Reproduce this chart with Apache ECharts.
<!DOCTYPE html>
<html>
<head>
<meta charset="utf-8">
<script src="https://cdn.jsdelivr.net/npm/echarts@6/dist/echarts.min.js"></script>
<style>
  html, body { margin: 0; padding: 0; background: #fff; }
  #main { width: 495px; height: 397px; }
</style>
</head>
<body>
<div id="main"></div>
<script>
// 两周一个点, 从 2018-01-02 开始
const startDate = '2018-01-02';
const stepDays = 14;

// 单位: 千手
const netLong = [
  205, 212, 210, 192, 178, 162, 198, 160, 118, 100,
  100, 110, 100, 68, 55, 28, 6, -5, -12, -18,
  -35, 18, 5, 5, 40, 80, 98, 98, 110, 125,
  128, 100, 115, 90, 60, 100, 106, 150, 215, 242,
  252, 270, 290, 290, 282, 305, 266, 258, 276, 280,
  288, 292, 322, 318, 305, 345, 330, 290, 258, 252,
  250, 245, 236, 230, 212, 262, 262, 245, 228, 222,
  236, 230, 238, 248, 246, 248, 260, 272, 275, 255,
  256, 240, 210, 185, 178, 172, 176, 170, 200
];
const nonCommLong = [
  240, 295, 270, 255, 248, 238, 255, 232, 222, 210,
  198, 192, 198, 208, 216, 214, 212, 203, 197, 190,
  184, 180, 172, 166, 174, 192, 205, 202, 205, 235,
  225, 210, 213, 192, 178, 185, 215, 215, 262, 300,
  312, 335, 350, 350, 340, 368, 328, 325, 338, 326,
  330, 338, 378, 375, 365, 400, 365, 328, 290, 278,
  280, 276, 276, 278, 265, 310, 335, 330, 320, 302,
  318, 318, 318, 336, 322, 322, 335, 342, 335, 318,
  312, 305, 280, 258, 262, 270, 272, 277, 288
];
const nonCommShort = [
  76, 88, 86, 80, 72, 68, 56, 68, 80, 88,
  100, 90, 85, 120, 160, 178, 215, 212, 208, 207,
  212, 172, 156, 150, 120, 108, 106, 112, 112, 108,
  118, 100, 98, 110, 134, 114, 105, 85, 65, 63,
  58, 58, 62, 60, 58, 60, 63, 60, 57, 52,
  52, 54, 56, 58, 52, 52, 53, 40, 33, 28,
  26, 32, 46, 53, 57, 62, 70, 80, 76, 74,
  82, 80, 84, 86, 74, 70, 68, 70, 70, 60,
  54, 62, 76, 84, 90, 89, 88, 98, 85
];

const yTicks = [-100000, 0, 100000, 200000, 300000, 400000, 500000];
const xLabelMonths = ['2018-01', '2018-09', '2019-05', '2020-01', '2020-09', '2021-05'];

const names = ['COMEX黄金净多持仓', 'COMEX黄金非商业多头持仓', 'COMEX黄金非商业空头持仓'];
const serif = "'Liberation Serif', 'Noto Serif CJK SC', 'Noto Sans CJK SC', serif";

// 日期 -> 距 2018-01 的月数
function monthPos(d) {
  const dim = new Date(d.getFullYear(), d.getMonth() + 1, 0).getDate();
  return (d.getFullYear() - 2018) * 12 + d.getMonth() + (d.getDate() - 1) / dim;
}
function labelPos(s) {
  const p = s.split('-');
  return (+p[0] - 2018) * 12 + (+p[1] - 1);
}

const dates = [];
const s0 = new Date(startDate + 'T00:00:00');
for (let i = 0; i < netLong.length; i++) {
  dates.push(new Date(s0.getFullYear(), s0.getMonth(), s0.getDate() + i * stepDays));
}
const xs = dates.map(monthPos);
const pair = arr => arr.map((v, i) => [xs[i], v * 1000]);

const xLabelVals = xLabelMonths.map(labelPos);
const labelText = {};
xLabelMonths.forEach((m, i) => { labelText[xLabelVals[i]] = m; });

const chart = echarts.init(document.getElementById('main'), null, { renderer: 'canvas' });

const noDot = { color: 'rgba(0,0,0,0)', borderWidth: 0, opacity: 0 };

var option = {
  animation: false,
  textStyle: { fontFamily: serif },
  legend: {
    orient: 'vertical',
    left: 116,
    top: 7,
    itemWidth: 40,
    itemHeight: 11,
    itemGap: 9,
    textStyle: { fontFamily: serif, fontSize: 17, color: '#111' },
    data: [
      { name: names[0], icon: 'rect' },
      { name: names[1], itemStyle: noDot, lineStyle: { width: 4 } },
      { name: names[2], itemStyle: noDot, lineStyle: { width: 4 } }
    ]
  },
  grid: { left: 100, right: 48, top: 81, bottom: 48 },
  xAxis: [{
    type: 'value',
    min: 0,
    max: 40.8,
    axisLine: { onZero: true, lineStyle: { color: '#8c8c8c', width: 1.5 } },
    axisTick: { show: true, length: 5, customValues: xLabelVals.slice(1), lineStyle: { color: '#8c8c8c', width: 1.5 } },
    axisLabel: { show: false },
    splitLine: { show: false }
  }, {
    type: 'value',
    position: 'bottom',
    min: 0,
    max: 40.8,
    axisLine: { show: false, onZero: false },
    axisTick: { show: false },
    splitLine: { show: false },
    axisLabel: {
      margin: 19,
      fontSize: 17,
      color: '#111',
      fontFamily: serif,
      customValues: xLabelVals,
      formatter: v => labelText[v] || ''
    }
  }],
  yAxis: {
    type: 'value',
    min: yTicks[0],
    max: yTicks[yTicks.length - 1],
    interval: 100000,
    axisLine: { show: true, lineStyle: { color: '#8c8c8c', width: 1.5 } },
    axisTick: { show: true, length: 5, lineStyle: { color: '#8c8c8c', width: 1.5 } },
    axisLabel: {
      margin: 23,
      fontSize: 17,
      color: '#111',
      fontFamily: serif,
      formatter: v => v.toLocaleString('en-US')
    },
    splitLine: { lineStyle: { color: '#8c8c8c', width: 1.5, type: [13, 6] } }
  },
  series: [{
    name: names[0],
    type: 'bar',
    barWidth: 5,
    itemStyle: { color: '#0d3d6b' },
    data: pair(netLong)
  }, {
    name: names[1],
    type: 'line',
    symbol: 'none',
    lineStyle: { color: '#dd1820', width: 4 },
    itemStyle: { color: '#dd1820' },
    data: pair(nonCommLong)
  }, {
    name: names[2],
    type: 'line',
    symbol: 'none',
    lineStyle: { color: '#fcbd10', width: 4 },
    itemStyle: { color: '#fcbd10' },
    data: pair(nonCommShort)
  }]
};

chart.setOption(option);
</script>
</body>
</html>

--------

**Written instruction**. Extract the listing in its entirety, matching it exactly.

**Answer in full**.
Reproduce this chart with Apache ECharts.
<!DOCTYPE html>
<html>
<head>
<meta charset="utf-8">
<script src="https://cdn.jsdelivr.net/npm/echarts@6/dist/echarts.min.js"></script>
<style>
  html, body { margin: 0; padding: 0; background: #fff; }
  #main { width: 495px; height: 397px; }
</style>
</head>
<body>
<div id="main"></div>
<script>
// 两周一个点, 从 2018-01-02 开始
const startDate = '2018-01-02';
const stepDays = 14;

// 单位: 千手
const netLong = [
  205, 212, 210, 192, 178, 162, 198, 160, 118, 100,
  100, 110, 100, 68, 55, 28, 6, -5, -12, -18,
  -35, 18, 5, 5, 40, 80, 98, 98, 110, 125,
  128, 100, 115, 90, 60, 100, 106, 150, 215, 242,
  252, 270, 290, 290, 282, 305, 266, 258, 276, 280,
  288, 292, 322, 318, 305, 345, 330, 290, 258, 252,
  250, 245, 236, 230, 212, 262, 262, 245, 228, 222,
  236, 230, 238, 248, 246, 248, 260, 272, 275, 255,
  256, 240, 210, 185, 178, 172, 176, 170, 200
];
const nonCommLong = [
  240, 295, 270, 255, 248, 238, 255, 232, 222, 210,
  198, 192, 198, 208, 216, 214, 212, 203, 197, 190,
  184, 180, 172, 166, 174, 192, 205, 202, 205, 235,
  225, 210, 213, 192, 178, 185, 215, 215, 262, 300,
  312, 335, 350, 350, 340, 368, 328, 325, 338, 326,
  330, 338, 378, 375, 365, 400, 365, 328, 290, 278,
  280, 276, 276, 278, 265, 310, 335, 330, 320, 302,
  318, 318, 318, 336, 322, 322, 335, 342, 335, 318,
  312, 305, 280, 258, 262, 270, 272, 277, 288
];
const nonCommShort = [
  76, 88, 86, 80, 72, 68, 56, 68, 80, 88,
  100, 90, 85, 120, 160, 178, 215, 212, 208, 207,
  212, 172, 156, 150, 120, 108, 106, 112, 112, 108,
  118, 100, 98, 110, 134, 114, 105, 85, 65, 63,
  58, 58, 62, 60, 58, 60, 63, 60, 57, 52,
  52, 54, 56, 58, 52, 52, 53, 40, 33, 28,
  26, 32, 46, 53, 57, 62, 70, 80, 76, 74,
  82, 80, 84, 86, 74, 70, 68, 70, 70, 60,
  54, 62, 76, 84, 90, 89, 88, 98, 85
];

const yTicks = [-100000, 0, 100000, 200000, 300000, 400000, 500000];
const xLabelMonths = ['2018-01', '2018-09', '2019-05', '2020-01', '2020-09', '2021-05'];

const names = ['COMEX黄金净多持仓', 'COMEX黄金非商业多头持仓', 'COMEX黄金非商业空头持仓'];
const serif = "'Liberation Serif', 'Noto Serif CJK SC', 'Noto Sans CJK SC', serif";

// 日期 -> 距 2018-01 的月数
function monthPos(d) {
  const dim = new Date(d.getFullYear(), d.getMonth() + 1, 0).getDate();
  return (d.getFullYear() - 2018) * 12 + d.getMonth() + (d.getDate() - 1) / dim;
}
function labelPos(s) {
  const p = s.split('-');
  return (+p[0] - 2018) * 12 + (+p[1] - 1);
}

const dates = [];
const s0 = new Date(startDate + 'T00:00:00');
for (let i = 0; i < netLong.length; i++) {
  dates.push(new Date(s0.getFullYear(), s0.getMonth(), s0.getDate() + i * stepDays));
}
const xs = dates.map(monthPos);
const pair = arr => arr.map((v, i) => [xs[i], v * 1000]);

const xLabelVals = xLabelMonths.map(labelPos);
const labelText = {};
xLabelMonths.forEach((m, i) => { labelText[xLabelVals[i]] = m; });

const chart = echarts.init(document.getElementById('main'), null, { renderer: 'canvas' });

const noDot = { color: 'rgba(0,0,0,0)', borderWidth: 0, opacity: 0 };

var option = {
  animation: false,
  textStyle: { fontFamily: serif },
  legend: {
    orient: 'vertical',
    left: 116,
    top: 7,
    itemWidth: 40,
    itemHeight: 11,
    itemGap: 9,
    textStyle: { fontFamily: serif, fontSize: 17, color: '#111' },
    data: [
      { name: names[0], icon: 'rect' },
      { name: names[1], itemStyle: noDot, lineStyle: { width: 4 } },
      { name: names[2], itemStyle: noDot, lineStyle: { width: 4 } }
    ]
  },
  grid: { left: 100, right: 48, top: 81, bottom: 48 },
  xAxis: [{
    type: 'value',
    min: 0,
    max: 40.8,
    axisLine: { onZero: true, lineStyle: { color: '#8c8c8c', width: 1.5 } },
    axisTick: { show: true, length: 5, customValues: xLabelVals.slice(1), lineStyle: { color: '#8c8c8c', width: 1.5 } },
    axisLabel: { show: false },
    splitLine: { show: false }
  }, {
    type: 'value',
    position: 'bottom',
    min: 0,
    max: 40.8,
    axisLine: { show: false, onZero: false },
    axisTick: { show: false },
    splitLine: { show: false },
    axisLabel: {
      margin: 19,
      fontSize: 17,
      color: '#111',
      fontFamily: serif,
      customValues: xLabelVals,
      formatter: v => labelText[v] || ''
    }
  }],
  yAxis: {
    type: 'value',
    min: yTicks[0],
    max: yTicks[yTicks.length - 1],
    interval: 100000,
    axisLine: { show: true, lineStyle: { color: '#8c8c8c', width: 1.5 } },
    axisTick: { show: true, length: 5, lineStyle: { color: '#8c8c8c', width: 1.5 } },
    axisLabel: {
      margin: 23,
      fontSize: 17,
      color: '#111',
      fontFamily: serif,
      formatter: v => v.toLocaleString('en-US')
    },
    splitLine: { lineStyle: { color: '#8c8c8c', width: 1.5, type: [13, 6] } }
  },
  series: [{
    name: names[0],
    type: 'bar',
    barWidth: 5,
    itemStyle: { color: '#0d3d6b' },
    data: pair(netLong)
  }, {
    name: names[1],
    type: 'line',
    symbol: 'none',
    lineStyle: { color: '#dd1820', width: 4 },
    itemStyle: { color: '#dd1820' },
    data: pair(nonCommLong)
  }, {
    name: names[2],
    type: 'line',
    symbol: 'none',
    lineStyle: { color: '#fcbd10', width: 4 },
    itemStyle: { color: '#fcbd10' },
    data: pair(nonCommShort)
  }]
};

chart.setOption(option);
</script>
</body>
</html>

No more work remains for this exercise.